** START Provided data **
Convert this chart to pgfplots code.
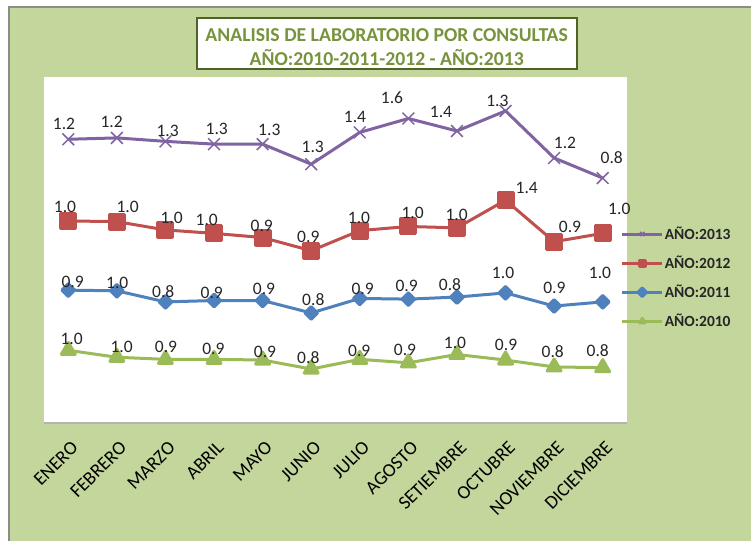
\documentclass[border=0pt]{standalone}
\usepackage{fontspec}
\setmainfont{Carlito}
\usepackage{pgfplots}
\usepackage{pgfplotstable}
\pgfplotsset{compat=1.18}

\definecolor{bggreen}{HTML}{C3D69B}
\definecolor{titlegreen}{HTML}{77933C}
\definecolor{titleborder}{HTML}{4F6228}
\definecolor{framegray}{HTML}{8C8C8C}
\definecolor{axisgray}{HTML}{B3B3B3}
\definecolor{c2013}{HTML}{8064A2}
\definecolor{c2012}{HTML}{C0504D}
\definecolor{c2011}{HTML}{4F81BD}
\definecolor{c2010}{HTML}{9BBB59}

% stacked (cumulative) positions as drawn; lab = data label, lx/ly = label offset in bp
\pgfplotstableread{
x y lab lx ly
0 4.10 1.2 -4.3 15
1 4.12 1.2 -5.2 16.3
2 4.07 1.3 2.2 10
3 4.03 1.3 2.7 15.7
4 4.03 1.3 6.7 14.3
5 3.74 1.3 1.5 17.6
6 4.20 1.4 -4.8 15.6
7 4.40 1.6 -16.4 21
8 4.22 1.4 -16 19.3
9 4.51 1.3 -8.2 10.3
10 3.83 1.2 10.9 15
11 3.54 0.8 9 20
}\tblA
\pgfplotstableread{
x y lab lx ly
0 2.92 1.0 -3.3 14.3
1 2.91 1.0 10.8 15
2 2.79 1.0 6.2 11.7
3 2.74 1.0 -7.3 13.3
4 2.68 0.9 -0.9 11.7
5 2.49 0.9 -2.9 14
6 2.78 1.0 -0.8 12.4
7 2.84 1.0 4.3 13.4
8 2.82 1.0 -0.3 13.4
9 3.22 1.4 21.2 12.7
10 2.62 0.9 15.9 15
11 2.74 1.0 16.6 25
}\tblB
\pgfplotstableread{
x y lab lx ly
0 1.92 0.9 4.4 8.3
1 1.91 1.0 0.4 8
2 1.75 0.8 -2.2 10
3 1.77 0.9 -2.3 8
4 1.77 0.9 1.4 11.4
5 1.59 0.8 2.1 13.3
6 1.80 0.9 2.9 10
7 1.79 0.9 -1.7 13
8 1.82 0.8 -7 12.3
9 1.88 1.0 -2.5 19.7
10 1.69 0.9 0.2 17.7
11 1.75 1.0 -2.7 28.7
}\tblC
\pgfplotstableread{
x y lab lx ly
0 1.05 1.0 3.4 11.7
1 0.95 1.0 4.8 10
2 0.92 0.9 0.5 12.3
3 0.92 0.9 -0.7 10.3
4 0.91 0.9 2.4 8.3
5 0.78 0.8 -2.9 11
6 0.92 0.9 -0.5 8.3
7 0.87 0.9 -3.4 12.7
8 0.99 1.0 -2 11.6
9 0.91 0.9 0.5 15
10 0.81 0.8 -1.4 15
11 0.80 0.8 -5 16.6
}\tblD

\begin{document}
\begin{tikzpicture}
\useasboundingbox (0bp,0bp) rectangle (751bp,541bp);
\fill[white] (0bp,0bp) rectangle (751bp,541bp);
\fill[bggreen] (9bp,0bp) rectangle (751bp,534bp);
\draw[framegray, line width=2bp] (9bp,0bp) -- (9bp,534bp) -- (751bp,534bp);
\fill[white] (44bp,118bp) rectangle (627bp,464bp);

\draw[titleborder, fill=white, line width=2bp] (196.7bp,471.7bp) rectangle (576.7bp,522.7bp);
\node[text=titlegreen, align=center, inner sep=0pt,
      font=\bfseries\fontsize{19.7bp}{24.3bp}\selectfont] at (386.7bp,493.8bp)
  {ANALISIS DE LABORATORIO POR CONSULTAS\\AÑO:2010-2011-2012 - AÑO:2013};

\begin{axis}[
  at={(44bp,118bp)}, anchor=south west,
  width=583bp, height=346bp, scale only axis,
  xmin=-0.5, xmax=11.5, ymin=0, ymax=5,
  axis x line*=bottom, axis y line=none,
  x axis line style={draw=axisgray, line width=1.5bp},
  xtick={0,...,11},
  xticklabels={ENERO,FEBRERO,MARZO,ABRIL,MAYO,JUNIO,JULIO,AGOSTO,SETIEMBRE,OCTUBRE,NOVIEMBRE,DICIEMBRE},
  major tick length=0pt, xtick style={draw=none},
  xticklabel style={font=\fontsize{19bp}{19bp}\selectfont, xshift=2bp, rotate=45, anchor=north east, inner sep=0pt},
  xticklabel shift=17bp,
  ytick=\empty,
  clip=false,
  point meta=explicit symbolic,
  nodes near coords,
  visualization depends on={\thisrow{lx}\as\lblx},
  visualization depends on={\thisrow{ly}\as\lbly},
  every node near coord/.append style={anchor=center, inner sep=0pt, xshift=\lblx bp, yshift=\lbly bp,
    font=\fontsize{17.5bp}{17.5bp}\selectfont, text=black!85},
  every axis plot/.append style={line width=3bp, line join=round},
  legend image code/.code={\draw[mark repeat=2,mark phase=2,#1,mark size=3bp] plot coordinates {(0bp,0bp) (20bp,0bp) (40bp,0bp)};},
  legend cell align=left,
  legend style={draw=none, fill=none, at={(0.989,0.57)}, anchor=north west, inner sep=0pt,
    row sep=13bp, nodes={inner sep=1bp}, text=black!85,
    font=\bfseries\fontsize{15.5bp}{18bp}\selectfont},
]
\addplot[c2013, mark=x, mark size=8.3bp, mark options={line width=1.5bp}] table[x=x, y=y, meta=lab] {\tblA};
\addlegendentry{AÑO:2013}
\addplot[c2012, mark=square*, mark size=7.5bp] table[x=x, y=y, meta=lab] {\tblB};
\addlegendentry{AÑO:2012}
\addplot[c2011, mark=square*, mark size=4.5bp, mark options={rotate=45}] table[x=x, y=y, meta=lab] {\tblC};
\addlegendentry{AÑO:2011}
\addplot[c2010, mark=triangle*, mark size=8bp] table[x=x, y=y, meta=lab] {\tblD};
\addlegendentry{AÑO:2010}
\end{axis}
\end{tikzpicture}
\end{document}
** END Provided data **
== Do this ==
Omitting all pictures, restate exactly the lines of the material from its start through the line that contains "(44bp,118bp) rectangle (627bp,464bp);".

== Solution to the problem ==
Convert this chart to pgfplots code.
\documentclass[border=0pt]{standalone}
\usepackage{fontspec}
\setmainfont{Carlito}
\usepackage{pgfplots}
\usepackage{pgfplotstable}
\pgfplotsset{compat=1.18}

\definecolor{bggreen}{HTML}{C3D69B}
\definecolor{titlegreen}{HTML}{77933C}
\definecolor{titleborder}{HTML}{4F6228}
\definecolor{framegray}{HTML}{8C8C8C}
\definecolor{axisgray}{HTML}{B3B3B3}
\definecolor{c2013}{HTML}{8064A2}
\definecolor{c2012}{HTML}{C0504D}
\definecolor{c2011}{HTML}{4F81BD}
\definecolor{c2010}{HTML}{9BBB59}

% stacked (cumulative) positions as drawn; lab = data label, lx/ly = label offset in bp
\pgfplotstableread{
x y lab lx ly
0 4.10 1.2 -4.3 15
1 4.12 1.2 -5.2 16.3
2 4.07 1.3 2.2 10
3 4.03 1.3 2.7 15.7
4 4.03 1.3 6.7 14.3
5 3.74 1.3 1.5 17.6
6 4.20 1.4 -4.8 15.6
7 4.40 1.6 -16.4 21
8 4.22 1.4 -16 19.3
9 4.51 1.3 -8.2 10.3
10 3.83 1.2 10.9 15
11 3.54 0.8 9 20
}\tblA
\pgfplotstableread{
x y lab lx ly
0 2.92 1.0 -3.3 14.3
1 2.91 1.0 10.8 15
2 2.79 1.0 6.2 11.7
3 2.74 1.0 -7.3 13.3
4 2.68 0.9 -0.9 11.7
5 2.49 0.9 -2.9 14
6 2.78 1.0 -0.8 12.4
7 2.84 1.0 4.3 13.4
8 2.82 1.0 -0.3 13.4
9 3.22 1.4 21.2 12.7
10 2.62 0.9 15.9 15
11 2.74 1.0 16.6 25
}\tblB
\pgfplotstableread{
x y lab lx ly
0 1.92 0.9 4.4 8.3
1 1.91 1.0 0.4 8
2 1.75 0.8 -2.2 10
3 1.77 0.9 -2.3 8
4 1.77 0.9 1.4 11.4
5 1.59 0.8 2.1 13.3
6 1.80 0.9 2.9 10
7 1.79 0.9 -1.7 13
8 1.82 0.8 -7 12.3
9 1.88 1.0 -2.5 19.7
10 1.69 0.9 0.2 17.7
11 1.75 1.0 -2.7 28.7
}\tblC
\pgfplotstableread{
x y lab lx ly
0 1.05 1.0 3.4 11.7
1 0.95 1.0 4.8 10
2 0.92 0.9 0.5 12.3
3 0.92 0.9 -0.7 10.3
4 0.91 0.9 2.4 8.3
5 0.78 0.8 -2.9 11
6 0.92 0.9 -0.5 8.3
7 0.87 0.9 -3.4 12.7
8 0.99 1.0 -2 11.6
9 0.91 0.9 0.5 15
10 0.81 0.8 -1.4 15
11 0.80 0.8 -5 16.6
}\tblD

\begin{document}
\begin{tikzpicture}
\useasboundingbox (0bp,0bp) rectangle (751bp,541bp);
\fill[white] (0bp,0bp) rectangle (751bp,541bp);
\fill[bggreen] (9bp,0bp) rectangle (751bp,534bp);
\draw[framegray, line width=2bp] (9bp,0bp) -- (9bp,534bp) -- (751bp,534bp);
\fill[white] (44bp,118bp) rectangle (627bp,464bp);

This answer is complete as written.